Definitions of animal subgroups

The 192 beef and dairy animals whose genomic DNA comprise diversity panels MBCDP2.1 and MDCP1.5 were sorted into five subgroups based on breed composition. The B. taurus subgroup (n = 94) consisted of Angus (n = 8), Hereford (n = 8), Limousin (n = 8), Simmental (n = 7), Charolais (n = 6), Red Angus (n = 6), Gelbvieh (n = 6), Salers (n = 5), Shorthorn (n = 5), Maine-Anjou (n = 5), Texas Longhorn (n = 4), Chianina (n = 4), Aryshire (n = 2), Brown Swiss (n = 2), Guernsey (n = 3), Jersey (n = 7), and Holstein (n = 8; randomly selected from 86 to avoid over-representation of the Holstein breed). The British subgroup (n = 39) consisted of Angus (n = 8), Hereford (n = 8), Red Angus (n = 6), Shorthorn (n = 5), Aryshire (n = 2), Jersey (n = 7), and Guernsey (n = 3). The Continental subgroup (n = 51) consisted of Charolais (n = 6), Chianina (n = 4), Gelbvieh (n = 6), Limousin (n = 8), Maine-Anjou (n = 5), Salers (n = 5), Simmental (n = 7), Brown Swiss (n = 2), and Holstein (n = 8; randomly selected from 86). The Holstein subgroup consisted of 86 Holsteins. The final subgroup, Composites of U.S. Brahman (n = 20) consisted of Beefmaster (n = 5), Brahman (n = 6), Brangus (n = 5), and Santa Gertrudis (n = 4).

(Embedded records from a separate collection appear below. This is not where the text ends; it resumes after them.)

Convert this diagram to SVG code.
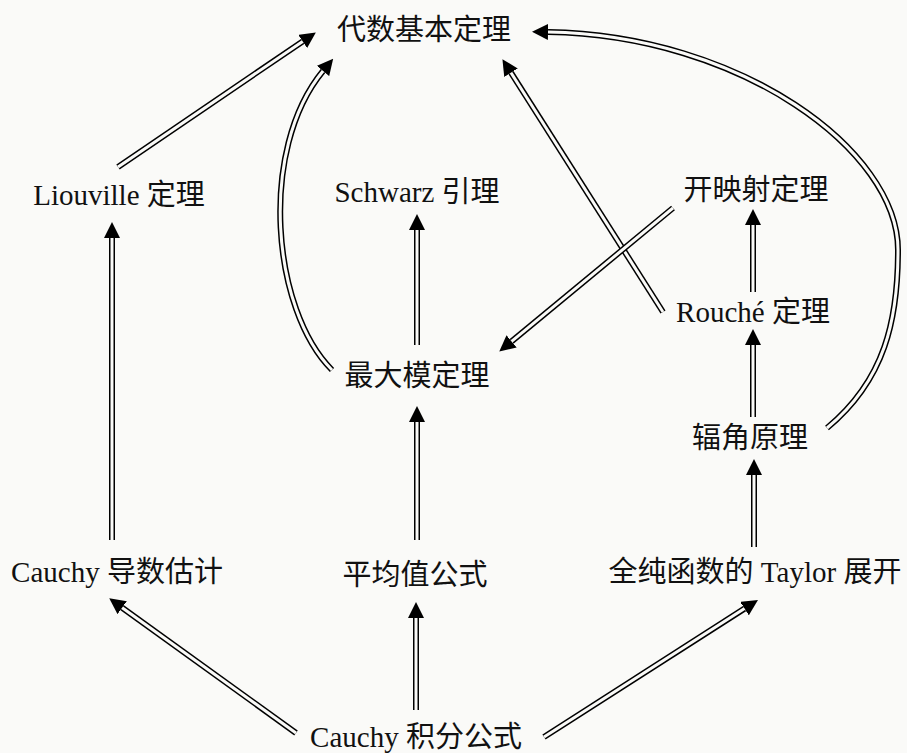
<svg xmlns="http://www.w3.org/2000/svg" width="907" height="753" viewBox="0 0 907 753">
<defs>
<marker id="ah" markerUnits="userSpaceOnUse" markerWidth="16" markerHeight="16" refX="0" refY="8" orient="auto">
<path d="M0,0 L16,8 L0,16 z" fill="#000"/>
</marker>
<style>
text{font-family:"Liberation Serif","Noto Sans CJK SC",serif;font-size:29px;fill:#111;text-anchor:middle}
.o{fill:none;stroke:#000;stroke-width:6;marker-end:url(#ah)}
.i{fill:none;stroke:#fafaf8;stroke-width:3}
</style>
</defs>
<rect width="907" height="753" fill="#fafaf8"/>
<g id="connectors">
<path class="o" d="M118,167 L302.6,41.4"/><path class="i" d="M118,167 L302.6,41.4"/>
<path class="o" d="M332,370 C272,310 258,150 323,71"/><path class="i" d="M332,370 C272,310 258,150 323,71"/>
<path class="o" d="M663,312 L511,72.7"/><path class="i" d="M663,312 L511,72.7"/>
<path class="o" d="M827,428 C885,380 898,320 898,250 C898,150 740,35 548,32"/><path class="i" d="M827,428 C885,380 898,320 898,250 C898,150 740,35 548,32"/>
<path class="o" d="M673,208 L511.6,341.4"/><path class="i" d="M673,208 L511.6,341.4"/>
<path class="o" d="M417,345 L417,230"/><path class="i" d="M417,345 L417,230"/>
<path class="o" d="M417,540 L417,422"/><path class="i" d="M417,540 L417,422"/>
<path class="o" d="M112,540 L112,238"/><path class="i" d="M112,540 L112,238"/>
<path class="o" d="M753,292 L753,225"/><path class="i" d="M753,292 L753,225"/>
<path class="o" d="M753,417 L753,345"/><path class="i" d="M753,417 L753,345"/>
<path class="o" d="M754,547 L754,475"/><path class="i" d="M754,547 L754,475"/>
<path class="o" d="M416,710 L416,618"/><path class="i" d="M416,710 L416,618"/>
<path class="o" d="M296,733 L122.2,607.7"/><path class="i" d="M296,733 L122.2,607.7"/>
<path class="o" d="M544,737 L744.5,608.6"/><path class="i" d="M544,737 L744.5,608.6"/>
</g>
<g id="n-fta"><text x="424" y="40">代数基本定理</text></g>
<g id="n-liouville"><text x="119" y="205">Liouville 定理</text></g>
<g id="n-schwarz"><text x="417" y="202">Schwarz 引理</text></g>
<g id="n-openmap"><text x="756" y="200">开映射定理</text></g>
<g id="n-rouche"><text x="753" y="322">Rouché 定理</text></g>
<g id="n-maxmod"><text x="417" y="386">最大模定理</text></g>
<g id="n-argument"><text x="750" y="448">辐角原理</text></g>
<g id="n-cauchyest"><text x="117" y="582">Cauchy 导数估计</text></g>
<g id="n-meanvalue"><text x="415" y="585">平均值公式</text></g>
<g id="n-taylor"><text x="755" y="582">全纯函数的 Taylor 展开</text></g>
<g id="n-cauchyint"><text x="416" y="747">Cauchy 积分公式</text></g>
</svg>
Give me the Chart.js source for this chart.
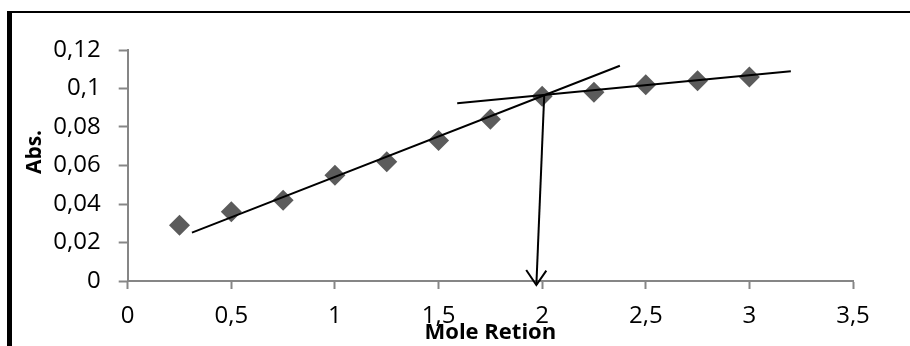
<!DOCTYPE html>
<html>
<head>
<meta charset="utf-8">
<script src="https://cdn.jsdelivr.net/npm/chart.js@4.4.1/dist/chart.umd.min.js"></script>
<style>
  html, body { margin: 0; padding: 0; background: #fff; }
  #wrap { position: relative; width: 910px; height: 346px; }
  #frame { position: absolute; left: 7px; top: 11px; right: 0; bottom: 0; border-left: 5px solid #000; border-top: 2px solid #000; pointer-events: none; }
</style>
</head>
<body>
<div id="wrap">
  <canvas id="chart"></canvas>
  <div id="frame"></div>
</div>
<script>
// measured points
const moleRatio = [0.25, 0.5, 0.75, 1, 1.25, 1.5, 1.75, 2, 2.25, 2.5, 2.75, 3];
const absorbance = [0.029, 0.036, 0.042, 0.055, 0.062, 0.073, 0.084, 0.096, 0.098, 0.102, 0.104, 0.106];

// hand-drawn tangent lines and the arrow down to the break point
const risingFitX = [0.31, 2.375];
const risingFitY = [0.0251, 0.1118];
const plateauFitX = [1.59, 3.2];
const plateauFitY = [0.0923, 0.1089];
const arrowX = [2.01, 1.972];
const arrowY = [0.0966, -0.0021];
const arrowHeadX = [1.923, 1.972, 2.02];
const arrowHeadY = [0.0057, -0.0021, 0.0054];

// axis ticks
const xTicks = [0, 0.5, 1, 1.5, 2, 2.5, 3, 3.5];
const yTicks = [0, 0.02, 0.04, 0.06, 0.08, 0.1, 0.12];

const xTitle = 'Mole Retion';
const yTitle = 'Abs.';

const pts = (xs, ys) => xs.map((x, i) => ({ x: x, y: ys[i] }));
const comma = v => String(Number(v.toFixed(2))).replace('.', ',');
const AXIS = '#868686';
const FONT = 'Open Sans';

const lineSet = (xs, ys) => ({
    type: 'line',
    data: pts(xs, ys),
    borderColor: '#000',
    borderWidth: 2,
    pointRadius: 0,
    fill: false,
    tension: 0,
    clip: false,
    order: 0
});

// axis titles placed by hand (Excel-like positions)
const axisTitles = {
    id: 'axisTitles',
    afterDraw(chart) {
        const { ctx, chartArea } = chart;
        ctx.save();
        ctx.fillStyle = '#000';
        ctx.textAlign = 'center';
        ctx.textBaseline = 'middle';
        ctx.font = 'bold 22px "' + FONT + '"';
        ctx.fillText(xTitle, (chartArea.left + chartArea.right) / 2, 333);
        ctx.translate(35, 152);
        ctx.rotate(-Math.PI / 2);
        ctx.font = 'bold 21px "' + FONT + '"';
        ctx.fillText(yTitle, 0, 0);
        ctx.restore();
    }
};

new Chart(document.getElementById('chart'), {
    type: 'scatter',
    data: {
        datasets: [
            {
                data: pts(moleRatio, absorbance),
                pointStyle: 'rectRot',
                pointRadius: 10.5,
                pointHoverRadius: 10.5,
                backgroundColor: '#5b5b5b',
                borderWidth: 0,
                order: 1
            },
            lineSet(risingFitX, risingFitY),
            lineSet(plateauFitX, plateauFitY),
            lineSet(arrowX, arrowY),
            lineSet(arrowHeadX, arrowHeadY)
        ]
    },
    options: {
        responsive: true,
        maintainAspectRatio: false,
        animation: false,
        layout: { padding: { top: 50, right: 57, left: 0, bottom: 0 } },
        plugins: {
            legend: { display: false },
            tooltip: { enabled: false }
        },
        scales: {
            x: {
                type: 'linear',
                min: 0,
                max: 3.5,
                afterBuildTicks: axis => { axis.ticks = xTicks.map(v => ({ value: v })); },
                afterFit: axis => { axis.height = 65; },
                border: { color: AXIS, width: 2 },
                grid: { drawOnChartArea: false, drawTicks: true, tickLength: 8, tickColor: AXIS, tickWidth: 2 },
                ticks: {
                    color: '#000',
                    padding: 13,
                    maxRotation: 0,
                    font: { family: FONT, size: 24 },
                    callback: v => comma(v)
                }
            },
            y: {
                min: 0,
                max: 0.12,
                afterBuildTicks: axis => { axis.ticks = yTicks.map(v => ({ value: v })); },
                afterFit: axis => { axis.width = 127.7; },
                border: { color: AXIS, width: 2 },
                grid: { drawOnChartArea: false, drawTicks: true, tickLength: 9, tickColor: AXIS, tickWidth: 2 },
                ticks: {
                    color: '#000',
                    padding: 18,
                    font: { family: FONT, size: 24 },
                    callback: v => comma(v)
                }
            }
        }
    },
    plugins: [axisTitles]
});
</script>
</body>
</html>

LD estimation, haplotype inference, and median-joining network analyses

Unphased PRNP genotypes were assembled for each animal in datasets of the B. taurus, British, Continental, Holstein, and Composite of U.S. Brahman subgroups. Polymorphisms with more than two alleles, a minor allele frequency <0.05, or those not in Hardy-Weinberg equilibrium (Chi-square p < 0.01) were excluded from further analyses. Our cattle populations were not the result of random mating, violating an assumption of Hardy-Weinberg equilibrium. However, the Hardy-Weinberg test facilitated the identification of common haplotypes within the subgroups by excluding polymorphisms where the minor allele was amplified in a particular breed, yet had a low overall frequency.

The extent of LD between the PRNP alleles of each dataset was calculated with pairwise r2 values (Haploview v3.2 [31]). Regions of LD were determined through visual inspection of LD graphs. Haplotypes were inferred in Haploview using the EM algorithm and a minimal set of polymorphisms was identified that collectively tagged all observed haplotypes predicted on four or more chromosomes in one or more of the five subgroups. The htSNPs identified across the five subgroup datasets were combined into a single set of 19 htSNPS. The 19 htSNPs were used to infer haplotypes within the five subgroup datasets. Median-Joining networks of PRNP haplotypes were constructed in Network (v4.111)[32].